Once upon a time, writes Washington Irving (1783 – 1859), a simple, easygoing man named Rip Van Winkle lived in a picturesque village at the foot of the Catskill Mountains. Although he was enormously popular amongst his neighbours and their children, he was married to a harridan who nagged and browbeat him night and day.

 

One morning, to escape Dame Van Winkle’s tongue-lashings, Rip ran away to the Catskills and fell asleep under a shady tree. He dreamt he had stumbled upon a group of men bowling with ninepins so joined them in their revelry and moonshine.

 

When he woke from his lengthy sleep, his gun was rusty and his beard was white and long. He climbed down to the village. Large new-fangled houses had replaced the old familiar homes. He failed to recognize the people he met. Everything was different. Nothing was as it had been because 20 years had elapsed.

 

The story has a moral. Society sometimes needs radical changes to move forward, but these changes must not eradicate the old ways and traditions entirely. If a modern day Rip Van Winkle, citizen of Calgary, dozed for 100 years, what extreme urban makeover would he find in 2108?

 

Last year, city hall adopted a 100-year vision and sustainability plan. Council asked its planners for an integrated land use and transit plan to match the centenary vision (www.calgary.ca/planit). The draft plan predicts another 1.3- million people will live here in 60 years and perhaps three million by 2108.

 

 

The city’s plan envisages three scenarios. The dispersed model assumes that most new housing will be on the urban fringes and modest redevelopment would occur near LRT stations. The compact scenario pre-supposes no new subdivisions and all business and housing growth would happen in the existing footprint. Major roads would be redeveloped to incorporate all existing transportation types, including cycling and walking, and rapid transit will be built to efficiently serve the entire city.

 

The hybrid development presumes 62% of the new population and 92% of new jobs will take place in the existing urban footprint.
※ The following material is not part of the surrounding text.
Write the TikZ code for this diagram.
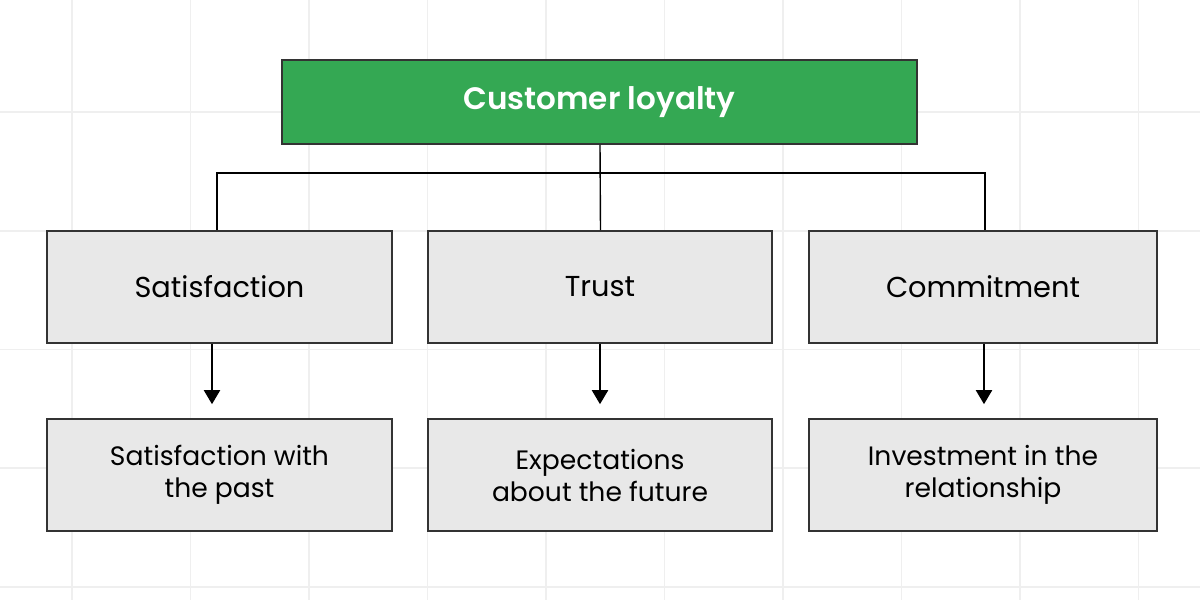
\documentclass[tikz,border=0pt]{standalone}
\usepackage{fontspec}
\setmainfont{Poppins}
\newfontfamily\semib{Poppins SemiBold}
\usetikzlibrary{arrows.meta}
\definecolor{gridc}{HTML}{EFEFEF}
\definecolor{gbox}{HTML}{34A853}
\definecolor{lbox}{HTML}{E8E8E8}
\definecolor{edge}{HTML}{333333}
\tikzset{
  boxstyle/.style={draw=edge, line width=0.8pt, fill=lbox, minimum height=56pt, inner sep=0pt, align=center, font=\fontsize{14.4}{16}\selectfont, text=black},
  lowbox/.style={boxstyle, font=\fontsize{13.3}{16}\selectfont},
  topbox/.style={draw=edge, line width=0.8pt, fill=gbox, minimum width=317.5pt, minimum height=42pt, inner sep=0pt, font=\fontsize{15.5}{16}\semib, text=white},
  link/.style={draw=black, line width=0.7pt},
  arr/.style={draw=black, line width=1pt, -{Triangle[width=8pt,length=7pt]}, shorten >=7pt}
}
\begin{document}
\begin{tikzpicture}[x=0.5pt,y=-0.5pt]
\fill[white] (0,0) rectangle (1200,600);
\useasboundingbox (0,0) rectangle (1200,600);
\foreach \i in {0,...,9} {\draw[gridc, line width=0.8pt] ({72+\i*118.5},0) -- ({72+\i*118.5},600);}
\foreach \j in {0,...,4} {\draw[gridc, line width=0.8pt] (0,{112+\j*118.75}) -- (1200,{112+\j*118.75});}
\node[topbox] (g) at (599.5,102) {Customer loyalty};
\node[boxstyle, minimum width=172.5pt] (m1) at (219.5,287) {Satisfaction};
\node[boxstyle, minimum width=172pt] (m2) at (600,287) {Trust};
\node[boxstyle, minimum width=174pt] (m3) at (983,287) {Commitment};
\node[lowbox, minimum width=172.5pt] (b1) at (219.5,475) {Satisfaction with\\the past};
\node[lowbox, minimum width=172pt] (b2) at (600,475) {Expectations\\about the future};
\node[lowbox, minimum width=174pt] (b3) at (983,475) {Investment in the\\relationship};
\coordinate (j) at (600.5,173);
\draw[link] ([xshift=0.25pt]g.south) -- ([xshift=0.25pt]m2.north);
\draw[link] ([xshift=-1.25pt]m1.north) |- (j) -| ([xshift=1pt]m3.north);
\draw[arr] ([xshift=-3.75pt]m1.south) -- ([xshift=-3.75pt]b1.north);
\draw[arr] (m2.south) -- (b2.north);
\draw[arr] ([xshift=0.5pt]m3.south) -- ([xshift=0.5pt]b3.north);
\end{tikzpicture}
\end{document}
Community roads, built to encourage pedestrian use, would feed into the same rapid transit system as the compact scenario.

 

Today is the deadline for Calgarians to comment on the city’s plan.

 

After polling its members, the Calgary Chamber of Commerce throws its considerable weight behind the hybrid model. We believe it incorporates many elements of the Chamber’s Renaissance Calgary project and preserves the finest of the old with the best of the new.

 

The Chamber submitted some recommendations critical to the success of a hybrid scenario, including:

  • Prioritize housing affordability and include it as one of the city’s sustainability principles.
  • Maintain a 30-year supply of land to ensure land costs stay affordable.
  • Participate in a regional land use plan by co-ordinating Calgary’s with the surrounding districts.

 

Would Rip Van Winkle be amazed upon re-entering his native Calgary? Would the extreme makeover preserve the finest of the old with the best of the new? After all, real, lasting change is an amalgam of both the old and new.